◆ **REQUIRED WORK**
A verbatim copy is needed of the lines from the one containing "Write the seaborn" down to the one containing "trend_counts = [3924, 2000]", inclusive. Print it with no pictures.

* begin *

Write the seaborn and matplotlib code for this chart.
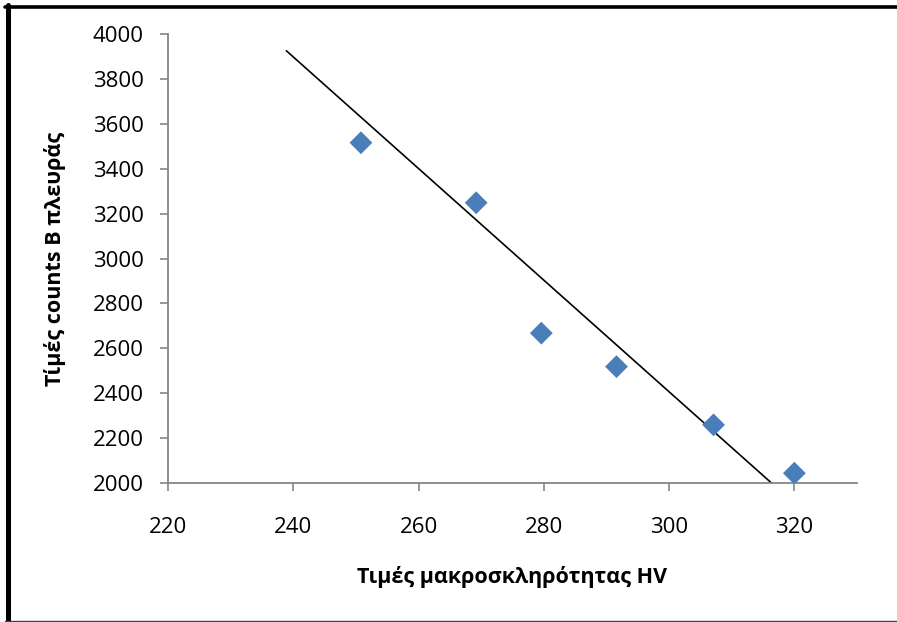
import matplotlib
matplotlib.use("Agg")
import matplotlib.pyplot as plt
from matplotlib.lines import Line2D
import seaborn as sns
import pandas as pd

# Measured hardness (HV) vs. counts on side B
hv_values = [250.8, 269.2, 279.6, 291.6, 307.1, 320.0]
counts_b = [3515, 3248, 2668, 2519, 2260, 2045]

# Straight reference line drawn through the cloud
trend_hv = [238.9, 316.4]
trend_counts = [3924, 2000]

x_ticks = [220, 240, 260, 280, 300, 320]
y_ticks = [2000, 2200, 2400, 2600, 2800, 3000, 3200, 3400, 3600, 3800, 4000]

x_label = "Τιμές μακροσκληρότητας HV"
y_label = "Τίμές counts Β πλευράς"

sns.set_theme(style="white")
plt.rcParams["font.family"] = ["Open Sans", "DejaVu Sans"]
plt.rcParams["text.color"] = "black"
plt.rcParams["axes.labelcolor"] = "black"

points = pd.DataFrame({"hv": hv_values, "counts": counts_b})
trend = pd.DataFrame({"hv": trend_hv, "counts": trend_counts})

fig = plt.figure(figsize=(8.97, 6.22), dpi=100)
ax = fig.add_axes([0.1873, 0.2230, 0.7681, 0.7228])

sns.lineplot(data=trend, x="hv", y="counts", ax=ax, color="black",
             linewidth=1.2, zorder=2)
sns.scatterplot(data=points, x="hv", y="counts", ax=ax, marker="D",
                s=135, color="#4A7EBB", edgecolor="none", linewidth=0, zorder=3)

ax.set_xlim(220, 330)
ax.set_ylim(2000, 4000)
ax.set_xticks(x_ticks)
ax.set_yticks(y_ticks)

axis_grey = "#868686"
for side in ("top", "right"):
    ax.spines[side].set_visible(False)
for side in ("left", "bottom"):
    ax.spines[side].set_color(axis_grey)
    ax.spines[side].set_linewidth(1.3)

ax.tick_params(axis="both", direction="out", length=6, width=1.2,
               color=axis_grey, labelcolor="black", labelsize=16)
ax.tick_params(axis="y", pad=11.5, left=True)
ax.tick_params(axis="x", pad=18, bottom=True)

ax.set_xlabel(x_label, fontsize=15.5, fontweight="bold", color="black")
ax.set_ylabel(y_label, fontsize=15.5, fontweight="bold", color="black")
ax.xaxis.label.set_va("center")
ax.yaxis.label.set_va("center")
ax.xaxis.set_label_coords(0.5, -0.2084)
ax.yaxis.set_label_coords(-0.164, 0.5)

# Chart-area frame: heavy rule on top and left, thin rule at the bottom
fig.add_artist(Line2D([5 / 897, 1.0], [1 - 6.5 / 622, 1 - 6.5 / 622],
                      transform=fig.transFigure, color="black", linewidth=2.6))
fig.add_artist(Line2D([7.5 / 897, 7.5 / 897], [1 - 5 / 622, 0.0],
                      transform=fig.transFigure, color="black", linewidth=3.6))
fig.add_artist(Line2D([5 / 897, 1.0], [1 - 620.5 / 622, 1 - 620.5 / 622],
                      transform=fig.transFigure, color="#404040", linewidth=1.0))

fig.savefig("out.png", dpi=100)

* end *
* begin *

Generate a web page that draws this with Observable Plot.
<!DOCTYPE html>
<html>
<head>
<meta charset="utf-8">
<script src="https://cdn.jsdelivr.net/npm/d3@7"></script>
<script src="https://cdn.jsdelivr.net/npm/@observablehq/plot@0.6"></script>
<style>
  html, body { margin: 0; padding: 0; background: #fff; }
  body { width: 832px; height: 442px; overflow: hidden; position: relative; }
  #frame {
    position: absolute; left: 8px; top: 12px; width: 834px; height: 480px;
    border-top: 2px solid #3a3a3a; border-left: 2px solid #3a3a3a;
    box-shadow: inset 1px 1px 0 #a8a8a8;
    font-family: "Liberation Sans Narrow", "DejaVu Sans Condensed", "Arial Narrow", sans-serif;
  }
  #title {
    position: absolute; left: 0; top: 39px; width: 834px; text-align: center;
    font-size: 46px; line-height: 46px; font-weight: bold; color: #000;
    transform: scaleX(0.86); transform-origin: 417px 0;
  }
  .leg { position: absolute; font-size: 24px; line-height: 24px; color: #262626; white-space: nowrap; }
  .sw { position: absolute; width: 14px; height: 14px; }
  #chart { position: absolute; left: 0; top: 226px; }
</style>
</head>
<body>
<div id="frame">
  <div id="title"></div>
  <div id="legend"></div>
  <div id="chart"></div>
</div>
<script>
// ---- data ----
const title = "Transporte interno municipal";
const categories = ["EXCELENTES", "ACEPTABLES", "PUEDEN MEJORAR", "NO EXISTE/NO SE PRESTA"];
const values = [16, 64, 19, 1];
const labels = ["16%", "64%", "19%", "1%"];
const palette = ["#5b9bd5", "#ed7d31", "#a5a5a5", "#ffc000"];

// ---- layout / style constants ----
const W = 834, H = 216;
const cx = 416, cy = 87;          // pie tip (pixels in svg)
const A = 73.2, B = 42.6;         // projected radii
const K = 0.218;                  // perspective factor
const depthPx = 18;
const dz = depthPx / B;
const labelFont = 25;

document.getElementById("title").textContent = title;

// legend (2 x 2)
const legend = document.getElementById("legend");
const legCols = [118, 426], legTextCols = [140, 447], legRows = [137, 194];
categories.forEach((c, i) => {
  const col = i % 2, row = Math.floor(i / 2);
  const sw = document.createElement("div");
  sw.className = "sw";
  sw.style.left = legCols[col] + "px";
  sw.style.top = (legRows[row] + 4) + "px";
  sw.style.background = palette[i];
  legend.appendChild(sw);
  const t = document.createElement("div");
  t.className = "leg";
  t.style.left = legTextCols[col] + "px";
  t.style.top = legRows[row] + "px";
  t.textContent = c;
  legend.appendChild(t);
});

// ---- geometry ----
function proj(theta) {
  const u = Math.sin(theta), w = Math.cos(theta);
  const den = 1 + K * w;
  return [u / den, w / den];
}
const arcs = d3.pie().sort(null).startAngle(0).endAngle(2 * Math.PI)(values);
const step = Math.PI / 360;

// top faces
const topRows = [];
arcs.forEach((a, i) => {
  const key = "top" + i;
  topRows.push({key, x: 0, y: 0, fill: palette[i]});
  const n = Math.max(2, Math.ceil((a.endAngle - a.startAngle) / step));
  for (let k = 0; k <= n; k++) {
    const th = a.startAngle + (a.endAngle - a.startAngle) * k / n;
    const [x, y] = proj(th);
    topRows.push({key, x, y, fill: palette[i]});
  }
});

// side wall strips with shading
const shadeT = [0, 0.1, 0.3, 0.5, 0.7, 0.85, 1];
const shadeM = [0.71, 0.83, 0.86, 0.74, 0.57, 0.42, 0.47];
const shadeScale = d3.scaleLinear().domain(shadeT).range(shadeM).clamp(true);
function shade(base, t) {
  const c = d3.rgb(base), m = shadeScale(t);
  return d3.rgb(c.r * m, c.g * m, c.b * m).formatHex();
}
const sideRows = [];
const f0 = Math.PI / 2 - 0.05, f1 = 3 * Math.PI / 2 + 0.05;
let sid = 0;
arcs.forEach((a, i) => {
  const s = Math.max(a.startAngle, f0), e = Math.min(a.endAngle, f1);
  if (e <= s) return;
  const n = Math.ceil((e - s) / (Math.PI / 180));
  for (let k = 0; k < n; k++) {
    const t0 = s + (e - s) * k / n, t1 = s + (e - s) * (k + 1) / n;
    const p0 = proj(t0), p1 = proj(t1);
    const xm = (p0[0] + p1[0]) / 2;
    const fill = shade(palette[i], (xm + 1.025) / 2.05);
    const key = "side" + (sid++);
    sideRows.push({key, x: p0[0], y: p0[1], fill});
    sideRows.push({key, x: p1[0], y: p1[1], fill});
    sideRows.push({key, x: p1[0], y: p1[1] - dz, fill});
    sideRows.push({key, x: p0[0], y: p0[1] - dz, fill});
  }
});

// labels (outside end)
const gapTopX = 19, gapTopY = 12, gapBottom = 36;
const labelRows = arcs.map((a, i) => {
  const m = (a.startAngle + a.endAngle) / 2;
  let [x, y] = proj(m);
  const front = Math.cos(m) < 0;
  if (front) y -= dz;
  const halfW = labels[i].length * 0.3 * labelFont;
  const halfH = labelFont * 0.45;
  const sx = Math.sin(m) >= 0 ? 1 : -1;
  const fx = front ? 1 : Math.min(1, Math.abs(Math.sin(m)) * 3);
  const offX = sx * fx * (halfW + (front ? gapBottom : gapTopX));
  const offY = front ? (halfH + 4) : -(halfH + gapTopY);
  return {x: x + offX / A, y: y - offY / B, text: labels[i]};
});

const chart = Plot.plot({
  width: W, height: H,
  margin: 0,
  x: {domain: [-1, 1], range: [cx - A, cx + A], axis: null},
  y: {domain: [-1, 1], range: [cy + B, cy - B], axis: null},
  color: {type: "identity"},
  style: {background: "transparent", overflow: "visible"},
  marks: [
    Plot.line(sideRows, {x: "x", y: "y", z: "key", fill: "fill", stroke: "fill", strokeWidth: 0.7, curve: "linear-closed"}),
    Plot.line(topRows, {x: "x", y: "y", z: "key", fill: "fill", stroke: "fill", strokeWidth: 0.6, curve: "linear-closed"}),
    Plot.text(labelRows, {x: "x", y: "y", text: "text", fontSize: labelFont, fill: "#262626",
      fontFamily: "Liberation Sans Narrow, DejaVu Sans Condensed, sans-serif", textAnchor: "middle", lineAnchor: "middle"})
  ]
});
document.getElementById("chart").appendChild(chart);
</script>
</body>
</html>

* end *

◆ **CORRECT ANSWER**
Write the seaborn and matplotlib code for this chart.
import matplotlib
matplotlib.use("Agg")
import matplotlib.pyplot as plt
from matplotlib.lines import Line2D
import seaborn as sns
import pandas as pd

# Measured hardness (HV) vs. counts on side B
hv_values = [250.8, 269.2, 279.6, 291.6, 307.1, 320.0]
counts_b = [3515, 3248, 2668, 2519, 2260, 2045]

# Straight reference line drawn through the cloud
trend_hv = [238.9, 316.4]
trend_counts = [3924, 2000]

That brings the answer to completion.